Karena itu saudaraku, berhati-hatilah dengan keangkuhan hidup. Pdt. Paul Gunadi pernah berkata bahwa kesombongan merupakan dosa yang sering terjadi tanpa disadari. Bahkan terlebih mengerikan, kesombongan itu dapat masuk ke dalam segala aspek kehidupan kita. Dalam cinta bisa timbul kesombongan. Dalam pelayanan bisa timbul kesombongan. Dalam persahabatan bisa timbul kesombongan. Bahkan dalam doa pun juga dapat timbul kesombongan. Jadi marilah kita berhati-hati akan dosa yang satu ini.
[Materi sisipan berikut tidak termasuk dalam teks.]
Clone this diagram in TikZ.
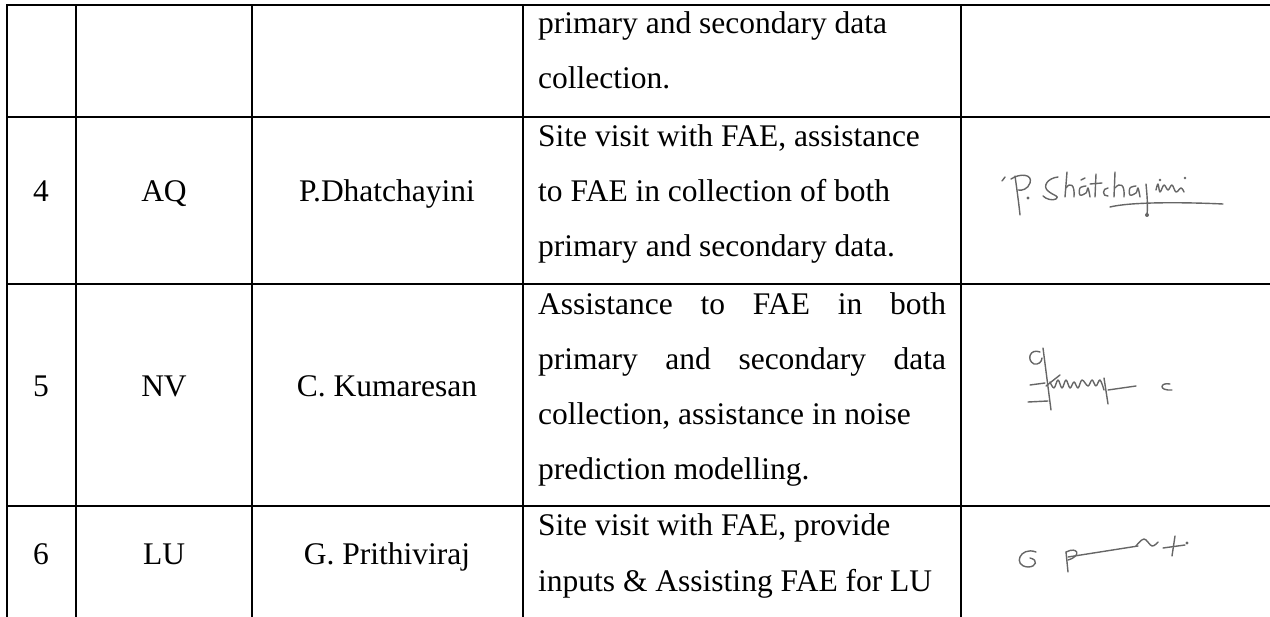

Berhati-hatilah dengan segala kelebihan yang kita miliki (jangan untuk membanggakan diri); Berhati-hatilah dengan anugerah yang sudah kita terima (jangan digunakan untuk memuaskan diri); Berhati-hatilah akan kekuasaan dan kekayaan kita (jangan digunakan untuk menindas orang lain); Jangan sampai keangkuhan hati kita membuat Allah muak dan jijik memandangnya. Marilah kita belajar menundukkan diri, dengan menganggap Ia sebagai otoritas tertinggi dalam kehidupan kita. GWus
Setiap orang yang tinggi hati adalah kekejian bagi TUHAN; sungguh, ia tidak akan luput dari hukuman.
Amsal 16:5
Sebab TUHAN berkenan kepada umat-Nya, Ia memahkotai orang-orang yang rendah hati dengan keselamatan.